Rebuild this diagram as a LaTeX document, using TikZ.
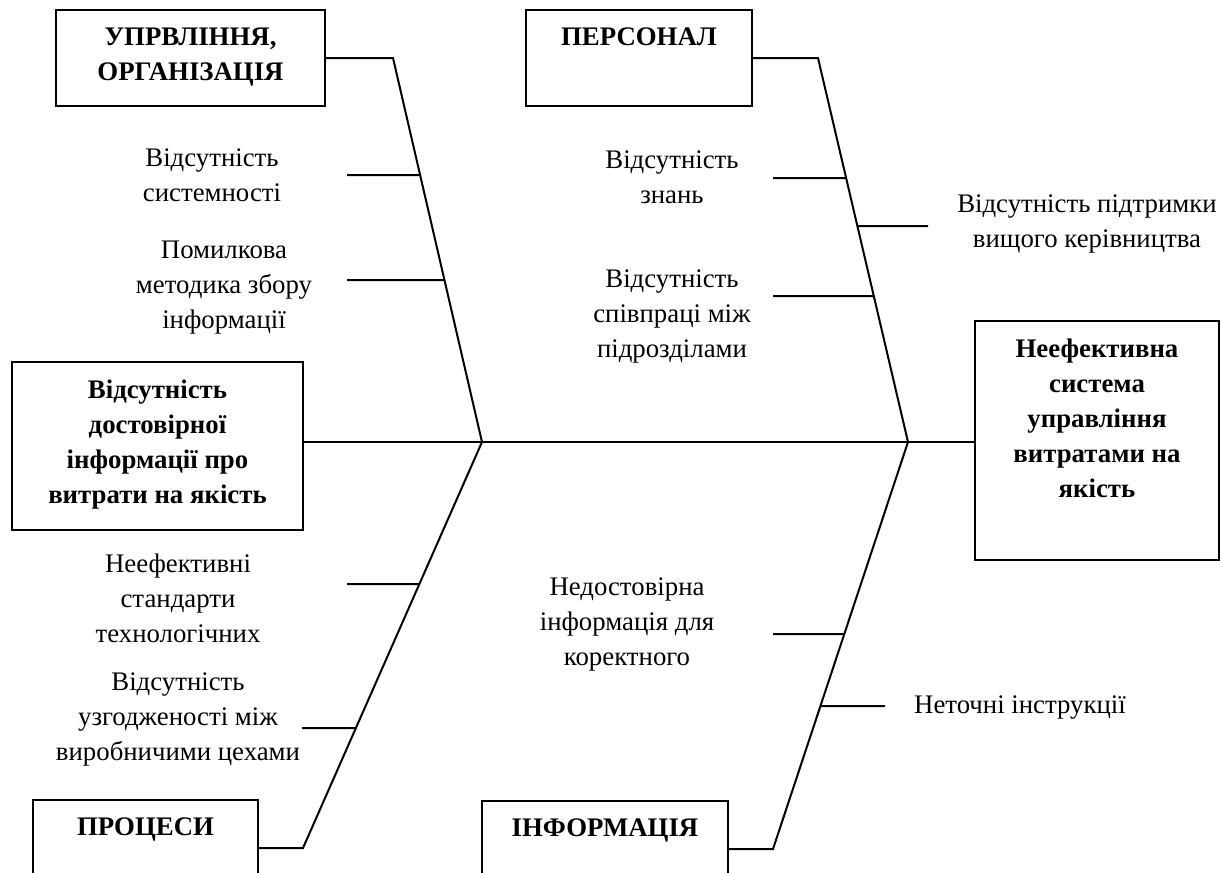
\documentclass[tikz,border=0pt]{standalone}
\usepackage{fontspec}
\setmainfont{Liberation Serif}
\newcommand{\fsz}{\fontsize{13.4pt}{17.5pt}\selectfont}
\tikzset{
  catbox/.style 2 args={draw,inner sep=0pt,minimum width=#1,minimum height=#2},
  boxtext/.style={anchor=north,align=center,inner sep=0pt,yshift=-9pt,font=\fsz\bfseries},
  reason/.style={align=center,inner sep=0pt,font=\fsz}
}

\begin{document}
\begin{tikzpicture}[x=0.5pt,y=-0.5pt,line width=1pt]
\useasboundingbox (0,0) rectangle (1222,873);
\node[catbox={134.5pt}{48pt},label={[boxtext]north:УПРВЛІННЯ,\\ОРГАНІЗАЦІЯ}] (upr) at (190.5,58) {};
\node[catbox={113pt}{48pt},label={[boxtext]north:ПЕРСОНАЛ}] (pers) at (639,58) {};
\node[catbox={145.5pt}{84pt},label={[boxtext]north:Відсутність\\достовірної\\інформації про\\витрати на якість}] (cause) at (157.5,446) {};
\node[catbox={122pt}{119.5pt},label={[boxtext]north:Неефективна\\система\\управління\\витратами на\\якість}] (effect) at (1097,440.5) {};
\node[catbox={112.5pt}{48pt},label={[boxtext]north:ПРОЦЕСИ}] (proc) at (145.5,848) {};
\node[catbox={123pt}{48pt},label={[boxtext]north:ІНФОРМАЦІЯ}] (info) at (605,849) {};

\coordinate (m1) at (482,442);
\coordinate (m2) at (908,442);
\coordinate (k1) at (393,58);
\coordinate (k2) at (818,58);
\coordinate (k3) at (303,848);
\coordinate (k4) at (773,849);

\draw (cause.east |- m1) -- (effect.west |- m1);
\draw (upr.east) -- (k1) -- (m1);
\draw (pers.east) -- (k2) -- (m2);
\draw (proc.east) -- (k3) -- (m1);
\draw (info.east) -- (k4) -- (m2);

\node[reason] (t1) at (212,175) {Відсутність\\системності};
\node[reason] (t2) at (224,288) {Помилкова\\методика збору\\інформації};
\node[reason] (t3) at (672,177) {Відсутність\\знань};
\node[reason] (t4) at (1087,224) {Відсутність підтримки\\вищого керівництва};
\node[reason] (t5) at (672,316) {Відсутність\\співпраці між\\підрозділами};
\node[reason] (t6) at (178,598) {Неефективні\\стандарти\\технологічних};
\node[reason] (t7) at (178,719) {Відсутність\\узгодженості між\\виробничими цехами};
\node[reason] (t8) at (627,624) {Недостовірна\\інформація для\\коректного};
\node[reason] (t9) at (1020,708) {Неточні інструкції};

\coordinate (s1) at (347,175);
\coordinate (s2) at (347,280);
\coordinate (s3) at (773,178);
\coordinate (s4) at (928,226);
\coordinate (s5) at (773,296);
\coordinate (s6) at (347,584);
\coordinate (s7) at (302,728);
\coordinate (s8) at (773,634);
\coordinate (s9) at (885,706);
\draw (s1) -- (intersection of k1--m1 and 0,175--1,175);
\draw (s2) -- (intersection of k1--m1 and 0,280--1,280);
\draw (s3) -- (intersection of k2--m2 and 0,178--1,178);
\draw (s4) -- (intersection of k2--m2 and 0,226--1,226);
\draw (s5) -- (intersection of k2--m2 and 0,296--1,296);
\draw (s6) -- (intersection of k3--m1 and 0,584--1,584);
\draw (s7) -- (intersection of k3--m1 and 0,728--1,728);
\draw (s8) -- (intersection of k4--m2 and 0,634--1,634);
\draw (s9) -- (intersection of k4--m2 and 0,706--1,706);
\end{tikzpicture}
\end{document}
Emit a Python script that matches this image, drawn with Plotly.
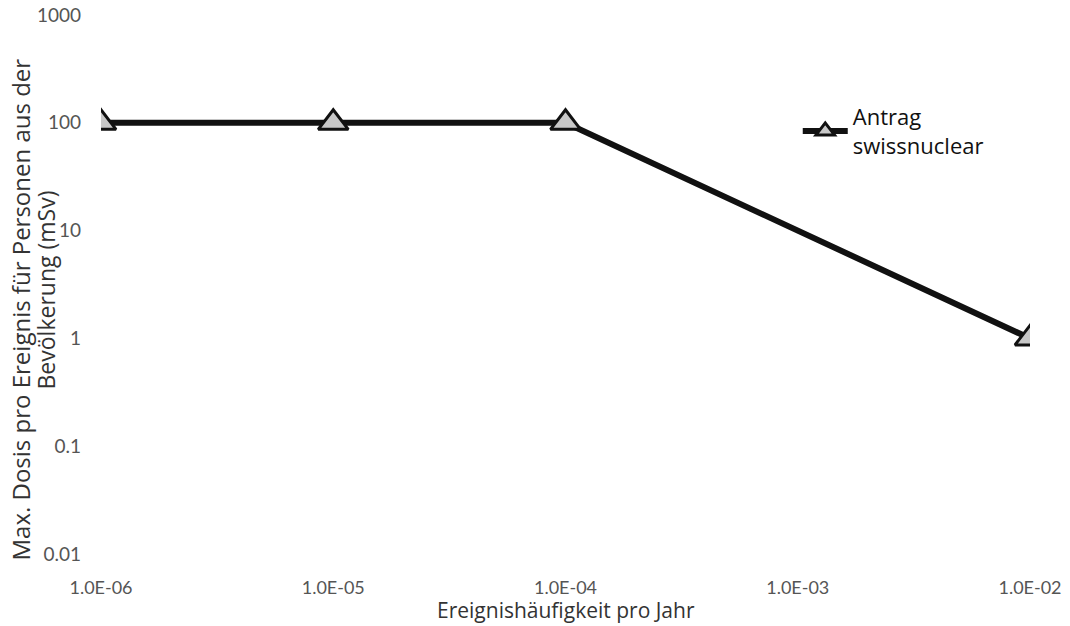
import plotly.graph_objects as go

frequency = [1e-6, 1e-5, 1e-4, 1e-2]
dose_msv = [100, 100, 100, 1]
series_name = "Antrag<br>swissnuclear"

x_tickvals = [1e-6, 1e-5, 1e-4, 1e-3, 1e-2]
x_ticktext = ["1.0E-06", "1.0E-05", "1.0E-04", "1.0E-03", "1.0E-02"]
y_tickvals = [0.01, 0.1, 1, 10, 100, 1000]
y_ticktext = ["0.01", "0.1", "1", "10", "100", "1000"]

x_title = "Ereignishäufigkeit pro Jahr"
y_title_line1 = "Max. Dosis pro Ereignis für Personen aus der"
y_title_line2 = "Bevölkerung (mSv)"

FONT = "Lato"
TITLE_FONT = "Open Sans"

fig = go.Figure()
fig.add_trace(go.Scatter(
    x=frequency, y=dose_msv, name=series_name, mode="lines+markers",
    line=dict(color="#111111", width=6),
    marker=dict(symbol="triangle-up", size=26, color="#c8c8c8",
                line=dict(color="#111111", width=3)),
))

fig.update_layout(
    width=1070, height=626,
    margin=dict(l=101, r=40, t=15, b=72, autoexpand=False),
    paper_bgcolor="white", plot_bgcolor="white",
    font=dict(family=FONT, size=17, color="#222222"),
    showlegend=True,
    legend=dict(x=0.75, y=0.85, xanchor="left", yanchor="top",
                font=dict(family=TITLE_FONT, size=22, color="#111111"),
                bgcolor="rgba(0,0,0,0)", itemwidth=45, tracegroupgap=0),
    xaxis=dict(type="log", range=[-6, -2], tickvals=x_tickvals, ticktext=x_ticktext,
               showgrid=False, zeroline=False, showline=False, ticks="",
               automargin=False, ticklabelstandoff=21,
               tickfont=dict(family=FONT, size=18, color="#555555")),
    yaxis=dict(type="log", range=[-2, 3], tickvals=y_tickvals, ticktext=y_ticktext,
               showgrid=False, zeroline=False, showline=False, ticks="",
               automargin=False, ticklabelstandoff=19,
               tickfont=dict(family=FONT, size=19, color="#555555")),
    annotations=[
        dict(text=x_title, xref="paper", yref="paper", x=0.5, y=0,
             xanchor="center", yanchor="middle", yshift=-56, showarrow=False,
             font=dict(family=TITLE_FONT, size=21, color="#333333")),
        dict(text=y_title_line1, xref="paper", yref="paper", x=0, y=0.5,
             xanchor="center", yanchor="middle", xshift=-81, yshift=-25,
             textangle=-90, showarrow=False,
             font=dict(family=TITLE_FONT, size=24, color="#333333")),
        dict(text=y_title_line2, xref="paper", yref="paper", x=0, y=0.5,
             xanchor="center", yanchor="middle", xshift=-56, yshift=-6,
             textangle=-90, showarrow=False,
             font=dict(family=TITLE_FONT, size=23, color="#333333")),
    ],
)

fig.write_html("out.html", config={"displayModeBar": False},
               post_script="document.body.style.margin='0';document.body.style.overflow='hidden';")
####
## [Stated problem]
Transcribe every line from the records above without alteration, and leave out the images.

## [Result of this exercise]
Rebuild this diagram as a LaTeX document, using TikZ.
\documentclass[tikz,border=0pt]{standalone}
\usepackage{fontspec}
\setmainfont{Liberation Serif}
\newcommand{\fsz}{\fontsize{13.4pt}{17.5pt}\selectfont}
\tikzset{
  catbox/.style 2 args={draw,inner sep=0pt,minimum width=#1,minimum height=#2},
  boxtext/.style={anchor=north,align=center,inner sep=0pt,yshift=-9pt,font=\fsz\bfseries},
  reason/.style={align=center,inner sep=0pt,font=\fsz}
}

\begin{document}
\begin{tikzpicture}[x=0.5pt,y=-0.5pt,line width=1pt]
\useasboundingbox (0,0) rectangle (1222,873);
\node[catbox={134.5pt}{48pt},label={[boxtext]north:УПРВЛІННЯ,\\ОРГАНІЗАЦІЯ}] (upr) at (190.5,58) {};
\node[catbox={113pt}{48pt},label={[boxtext]north:ПЕРСОНАЛ}] (pers) at (639,58) {};
\node[catbox={145.5pt}{84pt},label={[boxtext]north:Відсутність\\достовірної\\інформації про\\витрати на якість}] (cause) at (157.5,446) {};
\node[catbox={122pt}{119.5pt},label={[boxtext]north:Неефективна\\система\\управління\\витратами на\\якість}] (effect) at (1097,440.5) {};
\node[catbox={112.5pt}{48pt},label={[boxtext]north:ПРОЦЕСИ}] (proc) at (145.5,848) {};
\node[catbox={123pt}{48pt},label={[boxtext]north:ІНФОРМАЦІЯ}] (info) at (605,849) {};

\coordinate (m1) at (482,442);
\coordinate (m2) at (908,442);
\coordinate (k1) at (393,58);
\coordinate (k2) at (818,58);
\coordinate (k3) at (303,848);
\coordinate (k4) at (773,849);

\draw (cause.east |- m1) -- (effect.west |- m1);
\draw (upr.east) -- (k1) -- (m1);
\draw (pers.east) -- (k2) -- (m2);
\draw (proc.east) -- (k3) -- (m1);
\draw (info.east) -- (k4) -- (m2);

\node[reason] (t1) at (212,175) {Відсутність\\системності};
\node[reason] (t2) at (224,288) {Помилкова\\методика збору\\інформації};
\node[reason] (t3) at (672,177) {Відсутність\\знань};
\node[reason] (t4) at (1087,224) {Відсутність підтримки\\вищого керівництва};
\node[reason] (t5) at (672,316) {Відсутність\\співпраці між\\підрозділами};
\node[reason] (t6) at (178,598) {Неефективні\\стандарти\\технологічних};
\node[reason] (t7) at (178,719) {Відсутність\\узгодженості між\\виробничими цехами};
\node[reason] (t8) at (627,624) {Недостовірна\\інформація для\\коректного};
\node[reason] (t9) at (1020,708) {Неточні інструкції};

\coordinate (s1) at (347,175);
\coordinate (s2) at (347,280);
\coordinate (s3) at (773,178);
\coordinate (s4) at (928,226);
\coordinate (s5) at (773,296);
\coordinate (s6) at (347,584);
\coordinate (s7) at (302,728);
\coordinate (s8) at (773,634);
\coordinate (s9) at (885,706);
\draw (s1) -- (intersection of k1--m1 and 0,175--1,175);
\draw (s2) -- (intersection of k1--m1 and 0,280--1,280);
\draw (s3) -- (intersection of k2--m2 and 0,178--1,178);
\draw (s4) -- (intersection of k2--m2 and 0,226--1,226);
\draw (s5) -- (intersection of k2--m2 and 0,296--1,296);
\draw (s6) -- (intersection of k3--m1 and 0,584--1,584);
\draw (s7) -- (intersection of k3--m1 and 0,728--1,728);
\draw (s8) -- (intersection of k4--m2 and 0,634--1,634);
\draw (s9) -- (intersection of k4--m2 and 0,706--1,706);
\end{tikzpicture}
\end{document}
Emit a Python script that matches this image, drawn with Plotly.
import plotly.graph_objects as go

frequency = [1e-6, 1e-5, 1e-4, 1e-2]
dose_msv = [100, 100, 100, 1]
series_name = "Antrag<br>swissnuclear"

x_tickvals = [1e-6, 1e-5, 1e-4, 1e-3, 1e-2]
x_ticktext = ["1.0E-06", "1.0E-05", "1.0E-04", "1.0E-03", "1.0E-02"]
y_tickvals = [0.01, 0.1, 1, 10, 100, 1000]
y_ticktext = ["0.01", "0.1", "1", "10", "100", "1000"]

x_title = "Ereignishäufigkeit pro Jahr"
y_title_line1 = "Max. Dosis pro Ereignis für Personen aus der"
y_title_line2 = "Bevölkerung (mSv)"

FONT = "Lato"
TITLE_FONT = "Open Sans"

fig = go.Figure()
fig.add_trace(go.Scatter(
    x=frequency, y=dose_msv, name=series_name, mode="lines+markers",
    line=dict(color="#111111", width=6),
    marker=dict(symbol="triangle-up", size=26, color="#c8c8c8",
                line=dict(color="#111111", width=3)),
))

fig.update_layout(
    width=1070, height=626,
    margin=dict(l=101, r=40, t=15, b=72, autoexpand=False),
    paper_bgcolor="white", plot_bgcolor="white",
    font=dict(family=FONT, size=17, color="#222222"),
    showlegend=True,
    legend=dict(x=0.75, y=0.85, xanchor="left", yanchor="top",
                font=dict(family=TITLE_FONT, size=22, color="#111111"),
                bgcolor="rgba(0,0,0,0)", itemwidth=45, tracegroupgap=0),
    xaxis=dict(type="log", range=[-6, -2], tickvals=x_tickvals, ticktext=x_ticktext,
               showgrid=False, zeroline=False, showline=False, ticks="",
               automargin=False, ticklabelstandoff=21,
               tickfont=dict(family=FONT, size=18, color="#555555")),
    yaxis=dict(type="log", range=[-2, 3], tickvals=y_tickvals, ticktext=y_ticktext,
               showgrid=False, zeroline=False, showline=False, ticks="",
               automargin=False, ticklabelstandoff=19,
               tickfont=dict(family=FONT, size=19, color="#555555")),
    annotations=[
        dict(text=x_title, xref="paper", yref="paper", x=0.5, y=0,
             xanchor="center", yanchor="middle", yshift=-56, showarrow=False,
             font=dict(family=TITLE_FONT, size=21, color="#333333")),
        dict(text=y_title_line1, xref="paper", yref="paper", x=0, y=0.5,
             xanchor="center", yanchor="middle", xshift=-81, yshift=-25,
             textangle=-90, showarrow=False,
             font=dict(family=TITLE_FONT, size=24, color="#333333")),
        dict(text=y_title_line2, xref="paper", yref="paper", x=0, y=0.5,
             xanchor="center", yanchor="middle", xshift=-56, yshift=-6,
             textangle=-90, showarrow=False,
             font=dict(family=TITLE_FONT, size=23, color="#333333")),
    ],
)

fig.write_html("out.html", config={"displayModeBar": False},
               post_script="document.body.style.margin='0';document.body.style.overflow='hidden';")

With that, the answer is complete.